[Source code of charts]
((
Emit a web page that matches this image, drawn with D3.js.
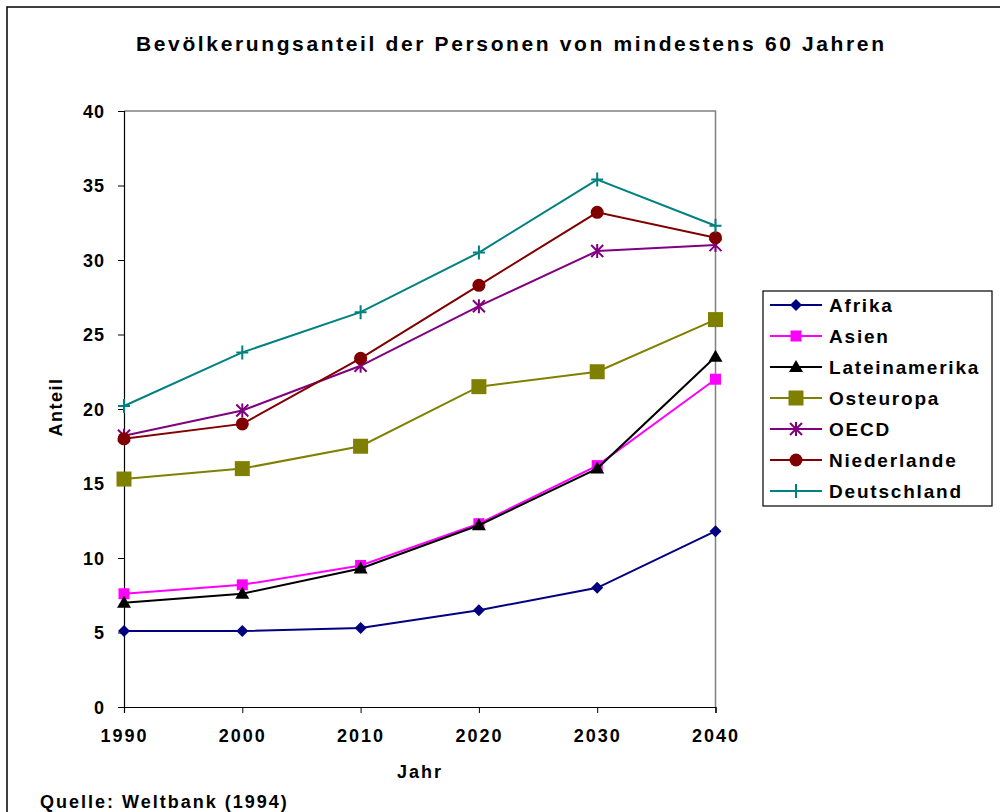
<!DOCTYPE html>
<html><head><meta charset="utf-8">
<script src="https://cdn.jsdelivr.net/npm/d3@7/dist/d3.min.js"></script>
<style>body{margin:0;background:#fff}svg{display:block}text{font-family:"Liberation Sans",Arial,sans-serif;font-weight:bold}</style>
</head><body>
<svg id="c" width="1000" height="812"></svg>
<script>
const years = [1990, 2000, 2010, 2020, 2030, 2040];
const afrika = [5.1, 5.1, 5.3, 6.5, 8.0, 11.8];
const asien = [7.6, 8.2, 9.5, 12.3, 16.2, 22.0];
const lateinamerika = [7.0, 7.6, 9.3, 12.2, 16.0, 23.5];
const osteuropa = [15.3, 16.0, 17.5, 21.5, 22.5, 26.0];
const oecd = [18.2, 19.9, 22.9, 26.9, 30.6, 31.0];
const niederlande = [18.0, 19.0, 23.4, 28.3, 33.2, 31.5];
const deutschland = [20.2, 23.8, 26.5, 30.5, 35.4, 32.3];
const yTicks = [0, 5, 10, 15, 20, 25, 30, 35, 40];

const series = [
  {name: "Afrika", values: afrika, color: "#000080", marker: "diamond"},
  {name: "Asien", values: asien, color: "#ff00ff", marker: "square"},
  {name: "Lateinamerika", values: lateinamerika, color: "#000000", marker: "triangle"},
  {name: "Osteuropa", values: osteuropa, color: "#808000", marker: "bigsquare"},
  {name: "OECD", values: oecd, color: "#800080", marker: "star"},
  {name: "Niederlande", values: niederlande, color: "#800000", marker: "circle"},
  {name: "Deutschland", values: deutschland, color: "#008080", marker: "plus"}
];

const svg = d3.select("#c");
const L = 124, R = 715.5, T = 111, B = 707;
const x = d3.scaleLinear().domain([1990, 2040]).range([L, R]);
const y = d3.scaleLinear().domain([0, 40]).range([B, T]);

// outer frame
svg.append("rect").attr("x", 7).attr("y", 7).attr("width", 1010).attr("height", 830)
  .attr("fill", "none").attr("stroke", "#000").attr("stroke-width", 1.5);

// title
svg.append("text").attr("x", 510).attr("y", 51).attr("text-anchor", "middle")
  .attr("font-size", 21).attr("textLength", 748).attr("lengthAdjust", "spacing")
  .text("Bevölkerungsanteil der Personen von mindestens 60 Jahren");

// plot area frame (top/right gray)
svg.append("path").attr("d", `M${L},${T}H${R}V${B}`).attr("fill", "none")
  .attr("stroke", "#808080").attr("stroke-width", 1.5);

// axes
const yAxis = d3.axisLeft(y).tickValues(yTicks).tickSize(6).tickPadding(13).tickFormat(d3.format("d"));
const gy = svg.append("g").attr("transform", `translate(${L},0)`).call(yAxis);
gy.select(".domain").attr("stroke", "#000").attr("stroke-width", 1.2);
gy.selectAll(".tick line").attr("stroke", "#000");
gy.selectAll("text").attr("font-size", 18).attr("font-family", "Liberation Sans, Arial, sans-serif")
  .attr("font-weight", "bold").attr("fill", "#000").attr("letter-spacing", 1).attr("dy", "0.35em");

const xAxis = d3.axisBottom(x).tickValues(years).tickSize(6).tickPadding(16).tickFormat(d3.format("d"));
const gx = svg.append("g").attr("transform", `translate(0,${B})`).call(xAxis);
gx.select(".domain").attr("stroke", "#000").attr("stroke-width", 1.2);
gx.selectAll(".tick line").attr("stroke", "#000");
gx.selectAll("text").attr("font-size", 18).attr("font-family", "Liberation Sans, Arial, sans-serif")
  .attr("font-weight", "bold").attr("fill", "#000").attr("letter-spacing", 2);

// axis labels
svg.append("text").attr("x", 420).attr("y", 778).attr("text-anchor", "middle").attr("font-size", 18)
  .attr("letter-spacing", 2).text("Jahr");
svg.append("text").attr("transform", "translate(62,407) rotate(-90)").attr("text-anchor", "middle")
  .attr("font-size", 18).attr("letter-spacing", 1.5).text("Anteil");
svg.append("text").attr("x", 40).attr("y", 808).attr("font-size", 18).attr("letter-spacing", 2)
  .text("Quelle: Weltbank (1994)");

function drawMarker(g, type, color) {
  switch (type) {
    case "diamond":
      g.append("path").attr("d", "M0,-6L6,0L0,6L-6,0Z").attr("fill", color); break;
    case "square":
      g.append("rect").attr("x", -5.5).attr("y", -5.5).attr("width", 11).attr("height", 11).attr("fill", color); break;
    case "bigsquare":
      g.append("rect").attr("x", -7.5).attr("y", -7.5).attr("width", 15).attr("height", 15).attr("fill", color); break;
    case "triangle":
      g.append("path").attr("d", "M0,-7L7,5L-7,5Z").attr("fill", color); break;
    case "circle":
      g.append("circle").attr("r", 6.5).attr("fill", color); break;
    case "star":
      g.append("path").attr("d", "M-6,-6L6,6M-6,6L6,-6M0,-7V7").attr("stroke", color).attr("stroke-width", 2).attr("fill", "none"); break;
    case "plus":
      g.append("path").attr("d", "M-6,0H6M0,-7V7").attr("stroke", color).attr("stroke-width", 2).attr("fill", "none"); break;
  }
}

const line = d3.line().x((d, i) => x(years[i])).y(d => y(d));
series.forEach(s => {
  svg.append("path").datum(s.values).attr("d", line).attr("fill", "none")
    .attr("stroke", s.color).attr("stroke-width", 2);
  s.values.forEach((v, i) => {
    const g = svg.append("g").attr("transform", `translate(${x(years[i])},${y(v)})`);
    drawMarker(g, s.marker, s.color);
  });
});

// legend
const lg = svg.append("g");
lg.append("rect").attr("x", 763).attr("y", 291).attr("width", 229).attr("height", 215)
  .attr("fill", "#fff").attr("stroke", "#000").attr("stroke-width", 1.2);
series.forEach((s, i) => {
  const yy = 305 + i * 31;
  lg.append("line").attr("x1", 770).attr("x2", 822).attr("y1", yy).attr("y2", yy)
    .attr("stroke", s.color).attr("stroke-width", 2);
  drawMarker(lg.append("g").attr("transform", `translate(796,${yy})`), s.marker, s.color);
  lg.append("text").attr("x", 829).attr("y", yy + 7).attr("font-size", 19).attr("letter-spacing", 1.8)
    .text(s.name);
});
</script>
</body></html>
))
((
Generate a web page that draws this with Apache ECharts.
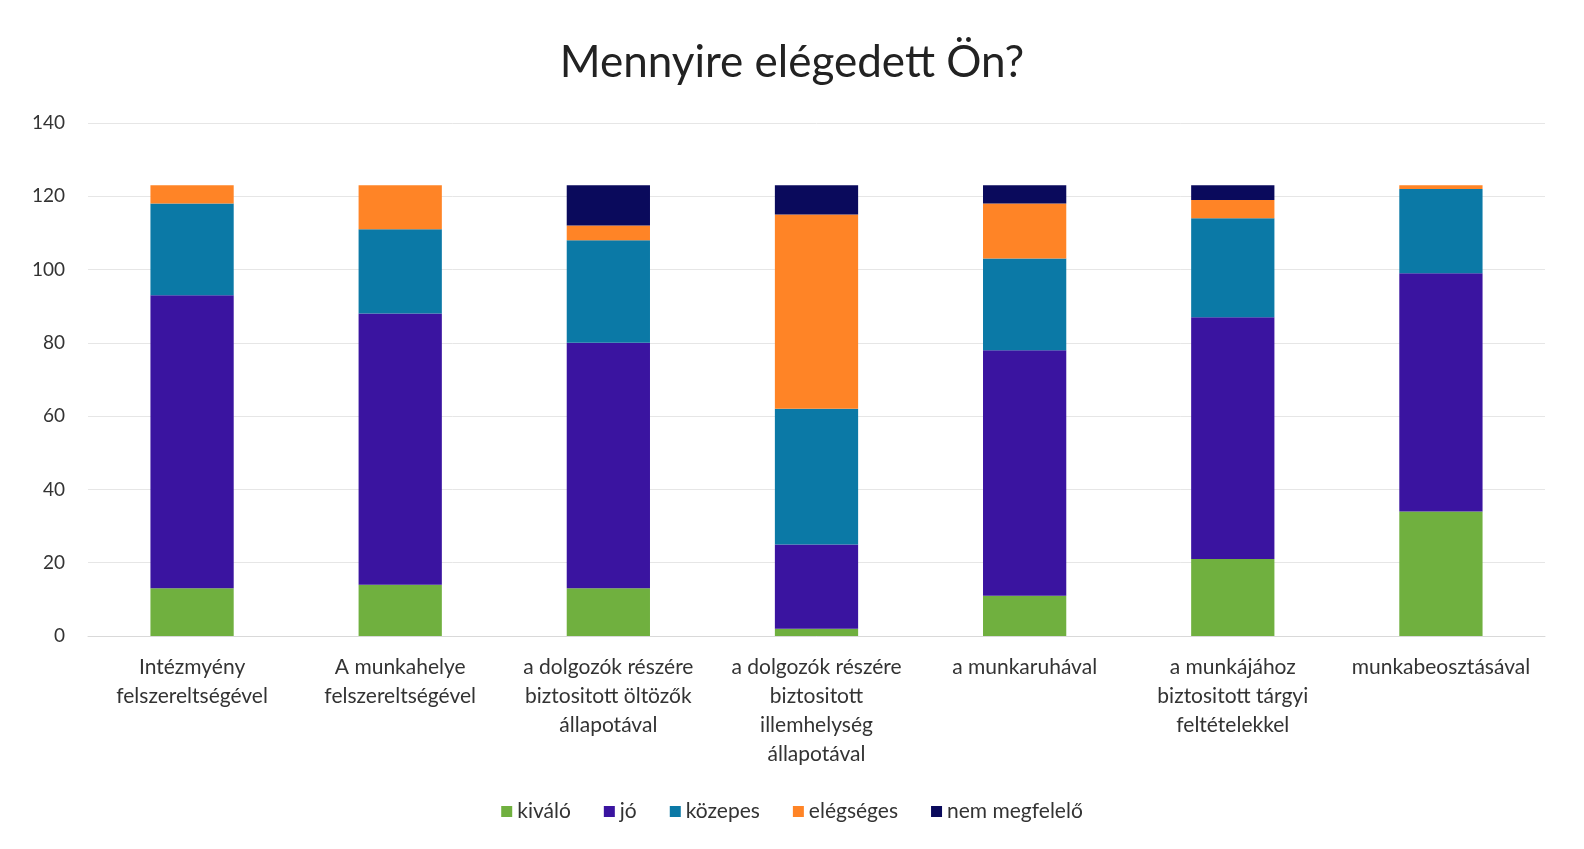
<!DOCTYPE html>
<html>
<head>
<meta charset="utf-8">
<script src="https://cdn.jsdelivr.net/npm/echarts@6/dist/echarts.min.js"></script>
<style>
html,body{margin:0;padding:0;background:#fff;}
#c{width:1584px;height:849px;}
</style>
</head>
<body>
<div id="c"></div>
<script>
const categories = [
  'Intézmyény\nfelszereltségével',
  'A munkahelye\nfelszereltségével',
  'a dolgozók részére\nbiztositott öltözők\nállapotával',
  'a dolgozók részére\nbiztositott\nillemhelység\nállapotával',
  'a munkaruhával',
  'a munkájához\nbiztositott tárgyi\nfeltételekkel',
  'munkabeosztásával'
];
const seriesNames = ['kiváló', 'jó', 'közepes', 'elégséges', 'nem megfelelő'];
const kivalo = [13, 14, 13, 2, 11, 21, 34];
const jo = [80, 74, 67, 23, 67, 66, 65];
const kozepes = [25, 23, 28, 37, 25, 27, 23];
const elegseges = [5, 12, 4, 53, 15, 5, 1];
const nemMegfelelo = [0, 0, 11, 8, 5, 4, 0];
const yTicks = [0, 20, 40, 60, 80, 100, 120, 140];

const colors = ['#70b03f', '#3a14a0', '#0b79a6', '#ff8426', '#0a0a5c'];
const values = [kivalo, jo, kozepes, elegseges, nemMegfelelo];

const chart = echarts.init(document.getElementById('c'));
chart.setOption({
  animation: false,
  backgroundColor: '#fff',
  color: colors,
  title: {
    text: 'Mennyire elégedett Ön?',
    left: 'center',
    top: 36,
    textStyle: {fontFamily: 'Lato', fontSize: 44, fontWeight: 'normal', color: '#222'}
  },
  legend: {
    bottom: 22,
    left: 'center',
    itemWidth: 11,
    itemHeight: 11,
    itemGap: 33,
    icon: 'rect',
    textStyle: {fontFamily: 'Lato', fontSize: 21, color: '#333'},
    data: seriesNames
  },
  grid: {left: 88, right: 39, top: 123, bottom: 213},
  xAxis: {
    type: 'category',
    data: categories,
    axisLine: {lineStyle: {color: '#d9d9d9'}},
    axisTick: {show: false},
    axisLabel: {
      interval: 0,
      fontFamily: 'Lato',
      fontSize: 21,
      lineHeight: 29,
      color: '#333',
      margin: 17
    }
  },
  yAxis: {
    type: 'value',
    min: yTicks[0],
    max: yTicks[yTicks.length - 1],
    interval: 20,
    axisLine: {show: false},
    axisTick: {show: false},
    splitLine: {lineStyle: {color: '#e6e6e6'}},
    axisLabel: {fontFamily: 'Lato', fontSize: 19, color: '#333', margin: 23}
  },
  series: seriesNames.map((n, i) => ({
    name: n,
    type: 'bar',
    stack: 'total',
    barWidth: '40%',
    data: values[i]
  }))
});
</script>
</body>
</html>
))
((
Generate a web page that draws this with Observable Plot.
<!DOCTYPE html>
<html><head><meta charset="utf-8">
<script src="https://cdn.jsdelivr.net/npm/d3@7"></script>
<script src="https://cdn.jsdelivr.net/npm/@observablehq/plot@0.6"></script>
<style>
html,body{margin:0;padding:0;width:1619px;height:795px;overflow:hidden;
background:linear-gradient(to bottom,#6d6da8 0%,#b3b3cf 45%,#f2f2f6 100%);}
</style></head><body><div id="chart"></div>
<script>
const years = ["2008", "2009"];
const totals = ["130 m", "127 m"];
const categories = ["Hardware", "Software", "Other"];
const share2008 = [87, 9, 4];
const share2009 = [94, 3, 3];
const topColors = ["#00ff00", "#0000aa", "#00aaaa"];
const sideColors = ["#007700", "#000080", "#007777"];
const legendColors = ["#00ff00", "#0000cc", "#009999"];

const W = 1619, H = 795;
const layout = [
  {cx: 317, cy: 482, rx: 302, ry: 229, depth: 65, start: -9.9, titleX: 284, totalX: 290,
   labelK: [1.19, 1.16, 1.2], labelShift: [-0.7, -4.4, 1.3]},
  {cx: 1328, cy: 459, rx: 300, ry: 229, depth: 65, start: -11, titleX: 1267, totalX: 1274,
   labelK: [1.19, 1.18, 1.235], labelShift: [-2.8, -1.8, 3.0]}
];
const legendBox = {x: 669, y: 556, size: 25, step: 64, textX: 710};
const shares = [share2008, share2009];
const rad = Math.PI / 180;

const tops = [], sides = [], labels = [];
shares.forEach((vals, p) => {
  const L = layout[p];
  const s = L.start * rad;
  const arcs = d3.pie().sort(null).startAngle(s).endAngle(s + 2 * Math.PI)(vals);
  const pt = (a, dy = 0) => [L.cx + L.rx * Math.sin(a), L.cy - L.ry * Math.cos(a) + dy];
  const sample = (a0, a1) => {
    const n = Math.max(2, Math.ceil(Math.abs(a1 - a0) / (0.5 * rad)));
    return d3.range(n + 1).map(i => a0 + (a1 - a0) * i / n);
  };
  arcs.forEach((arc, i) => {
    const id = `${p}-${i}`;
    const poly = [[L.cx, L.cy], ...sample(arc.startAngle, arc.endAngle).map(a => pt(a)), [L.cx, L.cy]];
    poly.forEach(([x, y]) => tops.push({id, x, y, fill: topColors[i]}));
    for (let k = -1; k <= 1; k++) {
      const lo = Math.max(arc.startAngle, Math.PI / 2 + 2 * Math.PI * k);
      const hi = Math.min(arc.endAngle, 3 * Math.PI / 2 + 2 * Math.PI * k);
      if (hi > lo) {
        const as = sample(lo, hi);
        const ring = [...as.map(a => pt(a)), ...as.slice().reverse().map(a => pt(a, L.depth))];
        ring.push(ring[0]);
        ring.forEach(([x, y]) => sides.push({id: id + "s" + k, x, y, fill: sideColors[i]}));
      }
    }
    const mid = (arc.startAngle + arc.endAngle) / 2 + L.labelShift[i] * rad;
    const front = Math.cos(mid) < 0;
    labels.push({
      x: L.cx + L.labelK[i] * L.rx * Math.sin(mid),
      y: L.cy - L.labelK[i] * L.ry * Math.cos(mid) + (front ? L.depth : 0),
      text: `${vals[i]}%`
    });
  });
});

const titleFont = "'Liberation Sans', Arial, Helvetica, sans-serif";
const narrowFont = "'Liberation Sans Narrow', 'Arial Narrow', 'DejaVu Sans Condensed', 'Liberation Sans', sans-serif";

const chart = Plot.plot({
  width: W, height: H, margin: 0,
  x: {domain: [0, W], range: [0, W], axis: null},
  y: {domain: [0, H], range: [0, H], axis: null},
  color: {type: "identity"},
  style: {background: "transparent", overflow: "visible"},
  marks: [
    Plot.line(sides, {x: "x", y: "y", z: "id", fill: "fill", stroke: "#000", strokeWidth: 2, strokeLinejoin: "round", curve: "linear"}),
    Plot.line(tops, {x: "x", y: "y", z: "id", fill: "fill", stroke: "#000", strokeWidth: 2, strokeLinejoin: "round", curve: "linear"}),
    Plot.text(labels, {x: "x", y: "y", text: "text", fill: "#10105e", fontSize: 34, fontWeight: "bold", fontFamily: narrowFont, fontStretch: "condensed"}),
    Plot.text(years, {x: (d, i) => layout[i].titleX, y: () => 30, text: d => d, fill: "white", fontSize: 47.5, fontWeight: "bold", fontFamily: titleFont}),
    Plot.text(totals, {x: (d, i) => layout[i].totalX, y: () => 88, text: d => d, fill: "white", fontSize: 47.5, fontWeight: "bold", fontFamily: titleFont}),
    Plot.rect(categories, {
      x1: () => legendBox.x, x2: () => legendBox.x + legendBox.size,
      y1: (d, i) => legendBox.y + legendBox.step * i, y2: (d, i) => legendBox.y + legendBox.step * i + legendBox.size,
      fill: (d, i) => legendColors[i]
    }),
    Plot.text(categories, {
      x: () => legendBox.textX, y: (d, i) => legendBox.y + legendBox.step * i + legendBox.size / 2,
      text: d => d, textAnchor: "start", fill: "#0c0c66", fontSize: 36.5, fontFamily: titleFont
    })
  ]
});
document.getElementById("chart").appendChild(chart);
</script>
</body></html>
))
▶ **THE EXERCISE**:
Using the data above, extract exactly the lines from the one containing "Generate a web page that draws this with Apache" through the one containing "const values = [kivalo, jo, kozepes, elegseges, nemMegfelelo];". Pictures are left out.

▶ **RESPONSE TO THE EXERCISE**:
Generate a web page that draws this with Apache ECharts.
<!DOCTYPE html>
<html>
<head>
<meta charset="utf-8">
<script src="https://cdn.jsdelivr.net/npm/echarts@6/dist/echarts.min.js"></script>
<style>
html,body{margin:0;padding:0;background:#fff;}
#c{width:1584px;height:849px;}
</style>
</head>
<body>
<div id="c"></div>
<script>
const categories = [
  'Intézmyény\nfelszereltségével',
  'A munkahelye\nfelszereltségével',
  'a dolgozók részére\nbiztositott öltözők\nállapotával',
  'a dolgozók részére\nbiztositott\nillemhelység\nállapotával',
  'a munkaruhával',
  'a munkájához\nbiztositott tárgyi\nfeltételekkel',
  'munkabeosztásával'
];
const seriesNames = ['kiváló', 'jó', 'közepes', 'elégséges', 'nem megfelelő'];
const kivalo = [13, 14, 13, 2, 11, 21, 34];
const jo = [80, 74, 67, 23, 67, 66, 65];
const kozepes = [25, 23, 28, 37, 25, 27, 23];
const elegseges = [5, 12, 4, 53, 15, 5, 1];
const nemMegfelelo = [0, 0, 11, 8, 5, 4, 0];
const yTicks = [0, 20, 40, 60, 80, 100, 120, 140];

const colors = ['#70b03f', '#3a14a0', '#0b79a6', '#ff8426', '#0a0a5c'];
const values = [kivalo, jo, kozepes, elegseges, nemMegfelelo];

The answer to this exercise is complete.